● **Challenge**:
Starting with the first line below, extract each line through the one that contains "const errLarge = [0.2, 0.2, 0.27];", inclusive, excluding pictures.

● **Stored data**:
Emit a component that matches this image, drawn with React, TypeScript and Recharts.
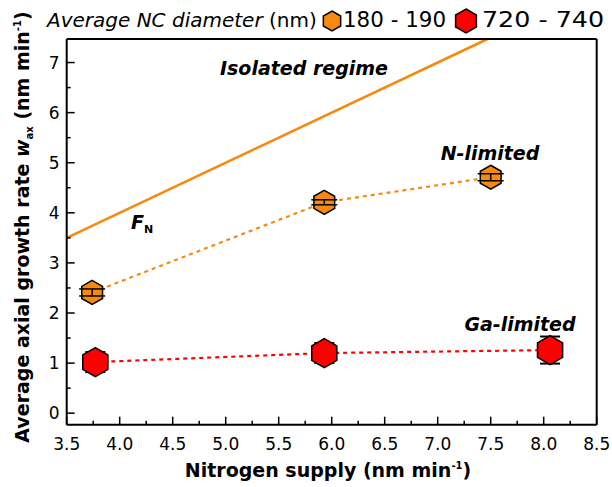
import { ComposedChart, Line, Scatter, ErrorBar, XAxis, YAxis } from 'recharts';

// nitrogen supply flux (F_N), nm/min
const fnSupply = [3.5, 7.47];
const fnRate = [3.5, 7.47];

// 180 - 190 nm wires
const supplySmall = [3.74, 5.93, 7.5];
const rateSmall = [2.41, 4.21, 4.71];
const errSmall = [0.07, 0.05, 0.07];

// 720 - 740 nm wires
const supplyLarge = [3.77, 5.93, 8.06];
const rateLarge = [1.02, 1.2, 1.26];
const errLarge = [0.2, 0.2, 0.27];

const xTicks = [3.5, 3.75, 4, 4.25, 4.5, 4.75, 5, 5.25, 5.5, 5.75, 6, 6.25, 6.5, 6.75, 7, 7.25, 7.5, 7.75, 8, 8.25, 8.5];
const yTicks = [0, 0.5, 1, 1.5, 2, 2.5, 3, 3.5, 4, 4.5, 5, 5.5, 6, 6.5, 7];

const X_DOMAIN = [3.5, 8.5];
const Y_DOMAIN = [-0.23, 7.47];

const ORANGE = '#F7890E';
const RED = '#FF0000';
const FONT = '"DejaVu Sans", sans-serif';

const toRows = (xs: number[], ys: number[], errs?: number[]) =>
  xs.map((x, i) => ({ x, y: ys[i], err: errs ? errs[i] : 0 }));

const fnData = toRows(fnSupply, fnRate);
const smallData = toRows(supplySmall, rateSmall, errSmall);
const largeData = toRows(supplyLarge, rateLarge, errLarge);

const hexPoints = (cx: number, cy: number, r: number) =>
  [0, 1, 2, 3, 4, 5]
    .map((k) => {
      const a = ((-90 + 60 * k) * Math.PI) / 180;
      return `${cx + r * Math.cos(a)},${cy + r * Math.sin(a)}`;
    })
    .join(' ');

const hexShape = (fill: string, r: number) => (props: any) => (
  <polygon points={hexPoints(props.cx, props.cy, r)} fill={fill} stroke="#000" strokeWidth={1.5} />
);

const isMajor = (v: number, step: number) => Math.abs(v / step - Math.round(v / step)) < 1e-6;

const BottomTick = (props: any) => {
  const { x, y, payload } = props;
  const major = isMajor(payload.value, 0.5);
  return (
    <g>
      <line x1={x} x2={x} y1={y} y2={y - (major ? 8 : 4)} stroke="#000" strokeWidth={1.5} />
      {major && (
        <text x={x} y={y + 25} textAnchor="middle" fontSize={17} fontFamily={FONT} fill="#000">
          {payload.value.toFixed(1)}
        </text>
      )}
    </g>
  );
};

const TopTick = (props: any) => {
  const { x, y, payload } = props;
  const major = isMajor(payload.value, 0.5);
  return <line x1={x} x2={x} y1={y} y2={y + (major ? 8 : 4)} stroke="#000" strokeWidth={1.5} />;
};

const LeftTick = (props: any) => {
  const { x, y, payload } = props;
  const major = isMajor(payload.value, 1);
  return (
    <g>
      <line x1={x} x2={x + (major ? 8 : 4)} y1={y} y2={y} stroke="#000" strokeWidth={1.5} />
      {major && (
        <text x={x - 7} y={y} dy="0.36em" textAnchor="end" fontSize={17} fontFamily={FONT} fill="#000">
          {payload.value}
        </text>
      )}
    </g>
  );
};

const RightTick = (props: any) => {
  const { x, y, payload } = props;
  const major = isMajor(payload.value, 1);
  return <line x1={x} x2={x - (major ? 8 : 4)} y1={y} y2={y} stroke="#000" strokeWidth={1.5} />;
};

const noShape = () => <g />;

// the plot box: left 66.7, right 596.7, top 39, bottom 424.7
const MARGIN = { top: 38, right: 14.3, bottom: 32.3, left: 6.7 };
const OVERLAY_MARGIN = { top: 39, right: 15.3, bottom: 62.3, left: 66.7 };

export default function App() {
  const axisLine = { stroke: '#000', strokeWidth: 2 };
  return (
    <div style={{ position: 'absolute', left: 0, top: 0, width: 612, height: 487, background: '#fff' }}>
      <ComposedChart width={612} height={487} margin={MARGIN}>
        <XAxis xAxisId="b" dataKey="x" type="number" domain={X_DOMAIN} ticks={xTicks} interval={0}
          tickSize={0} tickMargin={0} height={30} axisLine={axisLine} tickLine={false} tick={BottomTick} />
        <XAxis xAxisId="t" orientation="top" type="number" domain={X_DOMAIN} ticks={xTicks} interval={0}
          tickSize={0} tickMargin={0} height={1} axisLine={axisLine} tickLine={false} tick={TopTick} />
        <YAxis yAxisId="l" dataKey="y" type="number" domain={Y_DOMAIN} ticks={yTicks} interval={0}
          tickSize={0} tickMargin={0} width={60} axisLine={axisLine} tickLine={false} tick={LeftTick} />
        <YAxis yAxisId="r" orientation="right" type="number" domain={Y_DOMAIN} ticks={yTicks} interval={0}
          tickSize={0} tickMargin={0} width={1} axisLine={axisLine} tickLine={false} tick={RightTick} />

        <Line xAxisId="b" yAxisId="l" data={fnData} dataKey="y" stroke={ORANGE} strokeWidth={2.5}
          dot={false} isAnimationActive={false} />
        <Line xAxisId="b" yAxisId="l" data={smallData} dataKey="y" stroke={ORANGE} strokeWidth={2.2}
          strokeDasharray="4 4" dot={false} isAnimationActive={false} />
        <Line xAxisId="b" yAxisId="l" data={largeData} dataKey="y" stroke={RED} strokeWidth={2.2}
          strokeDasharray="4 4" dot={false} isAnimationActive={false} />

        <Scatter xAxisId="b" yAxisId="l" data={largeData} dataKey="y" shape={noShape} isAnimationActive={false}>
          <ErrorBar dataKey="err" direction="y" width={10} stroke="#000" strokeWidth={2} isAnimationActive={false} />
        </Scatter>
        <Scatter xAxisId="b" yAxisId="l" data={largeData} dataKey="y" shape={hexShape(RED, 14.5)} isAnimationActive={false} />
        <Scatter xAxisId="b" yAxisId="l" data={smallData} dataKey="y" shape={hexShape(ORANGE, 12)} isAnimationActive={false} />

        {/* legend */}
        <g fontFamily={FONT} fontSize={20} fill="#000">
          <text x={47} y={27}>
            <tspan fontStyle="italic">Average NC diameter</tspan>
            <tspan> (nm)</tspan>
          </text>
          <polygon points={hexPoints(332, 21, 10)} fill={ORANGE} stroke="#000" strokeWidth={1.5} />
          <text x={343} y={27} fontSize={21} textLength={103} lengthAdjust="spacingAndGlyphs">180 - 190</text>
          <polygon points={hexPoints(466, 21, 12)} fill={RED} stroke="#000" strokeWidth={1.5} />
          <text x={482} y={27} fontSize={21} textLength={122} lengthAdjust="spacingAndGlyphs">720 - 740</text>
        </g>

        {/* annotations */}
        <g fontFamily={FONT} fontWeight="bold" fontStyle="italic" fill="#000">
          <text x={304} y={75} textAnchor="middle" fontSize={19}>Isolated regime</text>
          <text x={131} y={229} fontSize={19}>
            F<tspan fontSize={11} fontStyle="normal" dy={4}>N</tspan>
          </text>
          <text x={490} y={160} textAnchor="middle" fontSize={19}>N-limited</text>
          <text x={520} y={331} textAnchor="middle" fontSize={19}>Ga-limited</text>
        </g>

        {/* axis titles */}
        <g fontFamily={FONT} fontWeight="bold" fill="#000" fontSize={19}>
          <text x={328} y={477} textAnchor="middle">
            Nitrogen supply (nm min<tspan fontSize={10} dy={-8}>-1</tspan><tspan dy={8}>)</tspan>
          </text>
          <text x={0} y={0} transform="translate(29 227) rotate(-90)" textAnchor="middle">
            Average axial growth rate <tspan fontStyle="italic">w</tspan><tspan fontSize={10} dy={4}>ax</tspan>
            <tspan dy={-4}> (nm min</tspan><tspan fontSize={10} dy={-8}>-1</tspan><tspan dy={8}>)</tspan>
          </text>
        </g>
      </ComposedChart>

      {/* error bars of the small wires sit on top of their markers */}
      <div style={{ position: 'absolute', left: 0, top: 0 }}>
        <ComposedChart width={612} height={487} margin={OVERLAY_MARGIN}>
          <XAxis xAxisId="b" dataKey="x" type="number" domain={X_DOMAIN} hide />
          <YAxis yAxisId="l" dataKey="y" type="number" domain={Y_DOMAIN} hide />
          <Scatter xAxisId="b" yAxisId="l" data={smallData} dataKey="y" shape={noShape} isAnimationActive={false}>
            <ErrorBar dataKey="err" direction="y" width={13} stroke="#000" strokeWidth={1.5} isAnimationActive={false} />
          </Scatter>
        </ComposedChart>
      </div>
    </div>
  );
}
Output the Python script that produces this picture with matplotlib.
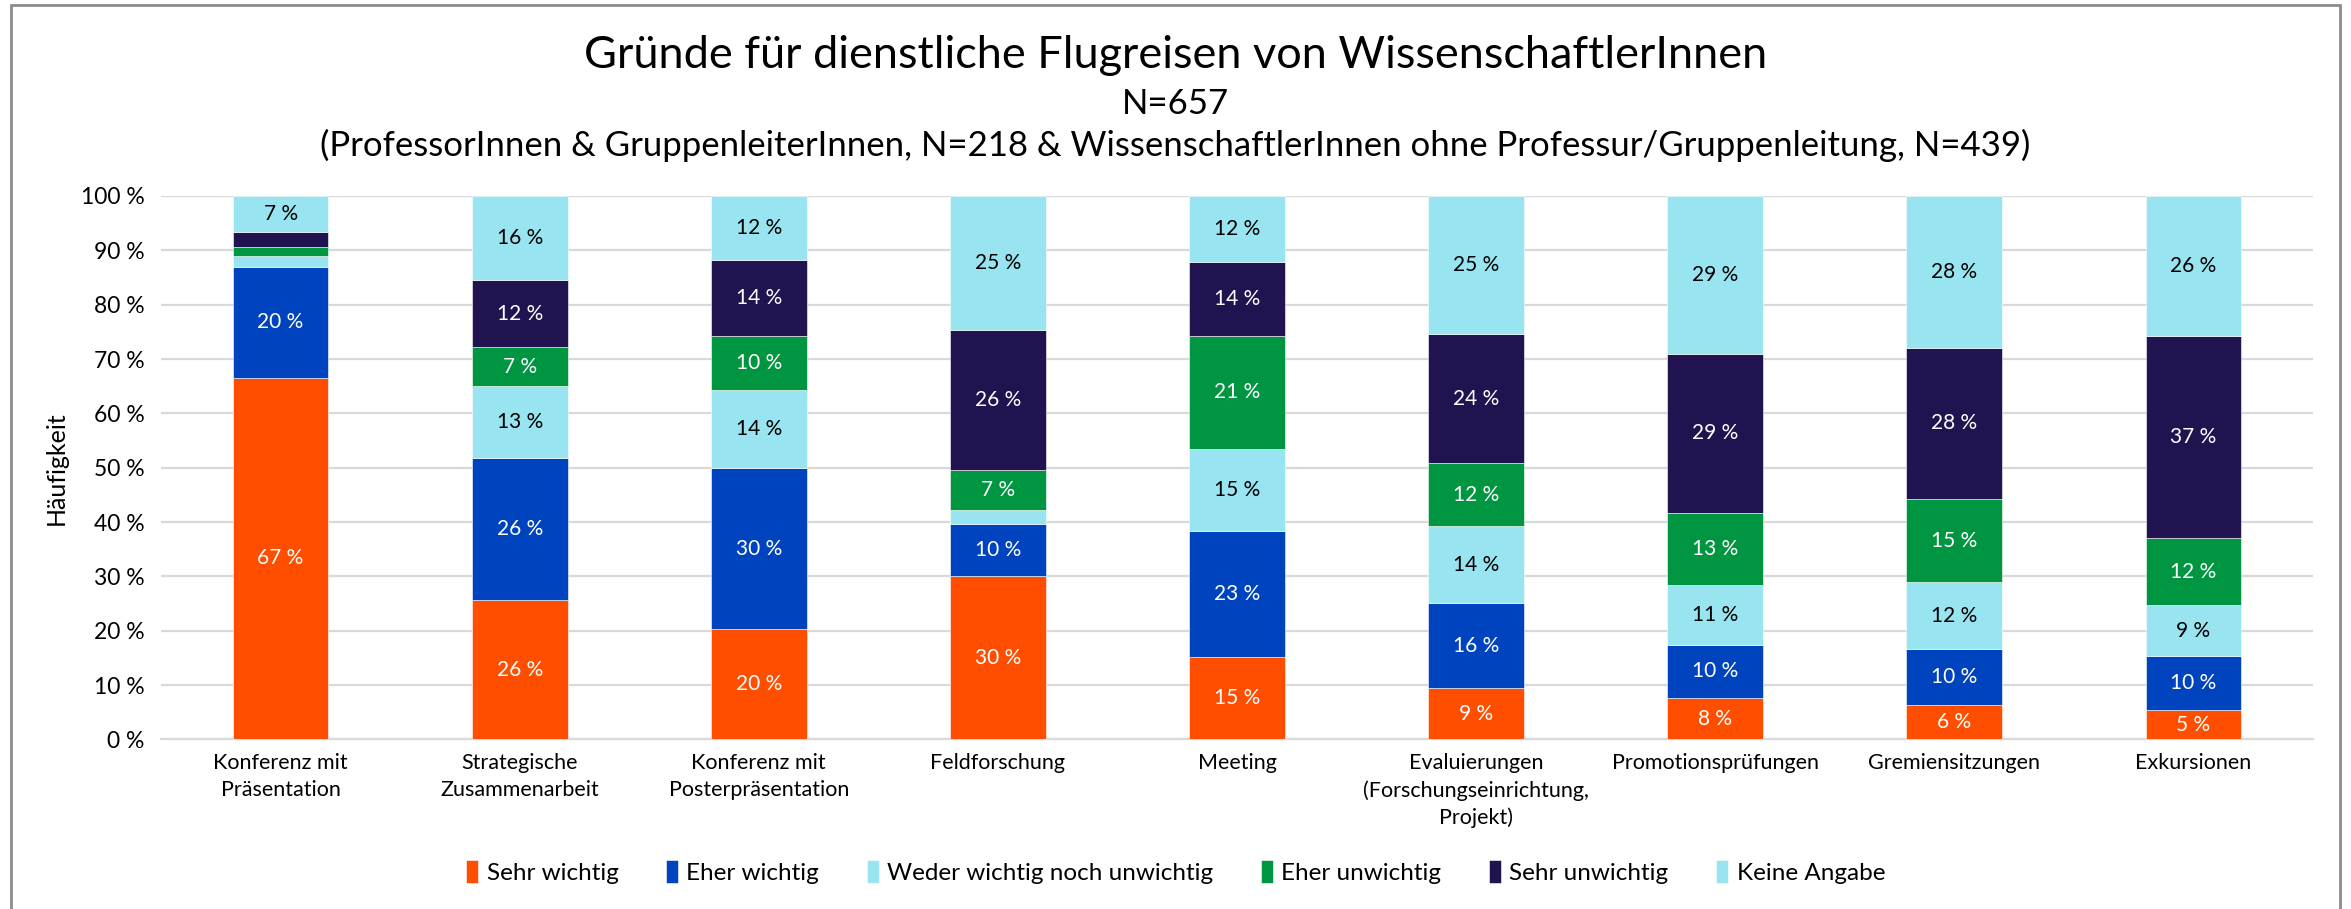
import matplotlib
matplotlib.use("Agg")
import matplotlib.pyplot as plt
import numpy as np

plt.rcParams['font.family'] = ['Lato', 'DejaVu Sans']

categories = [
    "Konferenz mit\nPräsentation",
    "Strategische\nZusammenarbeit",
    "Konferenz mit\nPosterpräsentation",
    "Feldforschung",
    "Meeting",
    "Evaluierungen\n(Forschungseinrichtung,\nProjekt)",
    "Promotionsprüfungen",
    "Gremiensitzungen",
    "Exkursionen",
]
series_names = ["Sehr wichtig", "Eher wichtig", "Weder wichtig noch unwichtig",
                "Eher unwichtig", "Sehr unwichtig", "Keine Angabe"]
sehr_wichtig = [66.6, 25.6, 20.3, 30.0, 15.2, 9.4, 7.7, 6.4, 5.4]
eher_wichtig = [20.3, 26.2, 29.6, 9.6, 23.1, 15.7, 9.7, 10.2, 9.9]
weder = [2.1, 13.2, 14.4, 2.6, 15.2, 14.1, 11.1, 12.4, 9.4]
eher_unwichtig = [1.6, 7.2, 10.0, 7.3, 20.7, 11.6, 13.2, 15.2, 12.3]
sehr_unwichtig = [2.7, 12.3, 13.9, 25.9, 13.6, 23.8, 29.3, 27.9, 37.3]
keine_angabe = [6.7, 15.5, 11.8, 24.6, 12.2, 25.4, 29.0, 27.9, 25.7]
yticks = [0, 10, 20, 30, 40, 50, 60, 70, 80, 90, 100]

series = [sehr_wichtig, eher_wichtig, weder, eher_unwichtig, sehr_unwichtig, keine_angabe]
colors = ["#FF4E00", "#0043BE", "#98E4F0", "#009540", "#21134F", "#98E4F0"]
text_colors = ["white", "white", "black", "white", "white", "black"]

fig = plt.figure(figsize=(23.51, 9.09), dpi=100)
ax = fig.add_axes([0.0685, 0.1865, 0.9153, 0.5979])

x = np.arange(len(categories))
bottom = np.zeros(len(categories))
handles = []
for vals, col, tc, name in zip(series, colors, text_colors, series_names):
    vals = np.array(vals)
    bars = ax.bar(x, vals, width=0.4, bottom=bottom, color=col, label=name,
                  edgecolor="white", linewidth=0.4, zorder=3)
    handles.append(bars)
    for xi, b, v in zip(x, bottom, vals):
        if v >= 4:
            ax.text(xi, b + v / 2, f"{int(round(v))} %", ha="center", va="center",
                    color=tc, fontsize=15, zorder=4)
    bottom += vals

ax.set_xlim(-0.5, len(categories) - 0.5)
ax.set_ylim(0, 100)
ax.set_yticks(yticks)
ax.set_yticklabels([f"{t} %" for t in yticks], fontsize=16.5)
ax.set_xticks(x)
ax.set_xticklabels(categories, fontsize=15.5, linespacing=1.42)
ax.tick_params(axis="y", length=0, pad=12)
ax.tick_params(axis="x", length=0, pad=10)
ax.yaxis.grid(True, color="#D9D9D9", linewidth=1.6, zorder=0)
ax.set_axisbelow(True)
for s in ["top", "right", "left"]:
    ax.spines[s].set_visible(False)
ax.spines["bottom"].set_color("#D9D9D9")
ax.spines["bottom"].set_linewidth(1.6)
ax.set_ylabel("Häufigkeit", fontsize=18, labelpad=9)

fig.text(0.5, 0.939, "Gründe für dienstliche Flugreisen von WissenschaftlerInnen",
         ha="center", va="center", fontsize=32.5)
fig.text(0.5, 0.886, "N=657", ha="center", va="center", fontsize=25)
fig.text(0.5, 0.840, "(ProfessorInnen & GruppenleiterInnen, N=218 & WissenschaftlerInnen ohne Professur/Gruppenleitung, N=439)",
         ha="center", va="center", fontsize=25)

leg = fig.legend(handles=handles, labels=series_names, loc="center",
                 bbox_to_anchor=(0.5, 1 - 872 / 909), ncol=6, frameon=False,
                 fontsize=17.5, handlelength=0.5, handleheight=1.1,
                 handletextpad=0.35, columnspacing=1.95)

border = plt.Rectangle((11 / 2351, -0.01), (2340 - 11) / 2351, 1 - 5 / 909 + 0.01,
                       transform=fig.transFigure, fill=False, edgecolor="#8C8C8C",
                       linewidth=2)
fig.patches.append(border)

fig.savefig("out.png", dpi=100)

● **Solution for this exercise**:
Emit a component that matches this image, drawn with React, TypeScript and Recharts.
import { ComposedChart, Line, Scatter, ErrorBar, XAxis, YAxis } from 'recharts';

// nitrogen supply flux (F_N), nm/min
const fnSupply = [3.5, 7.47];
const fnRate = [3.5, 7.47];

// 180 - 190 nm wires
const supplySmall = [3.74, 5.93, 7.5];
const rateSmall = [2.41, 4.21, 4.71];
const errSmall = [0.07, 0.05, 0.07];

// 720 - 740 nm wires
const supplyLarge = [3.77, 5.93, 8.06];
const rateLarge = [1.02, 1.2, 1.26];
const errLarge = [0.2, 0.2, 0.27];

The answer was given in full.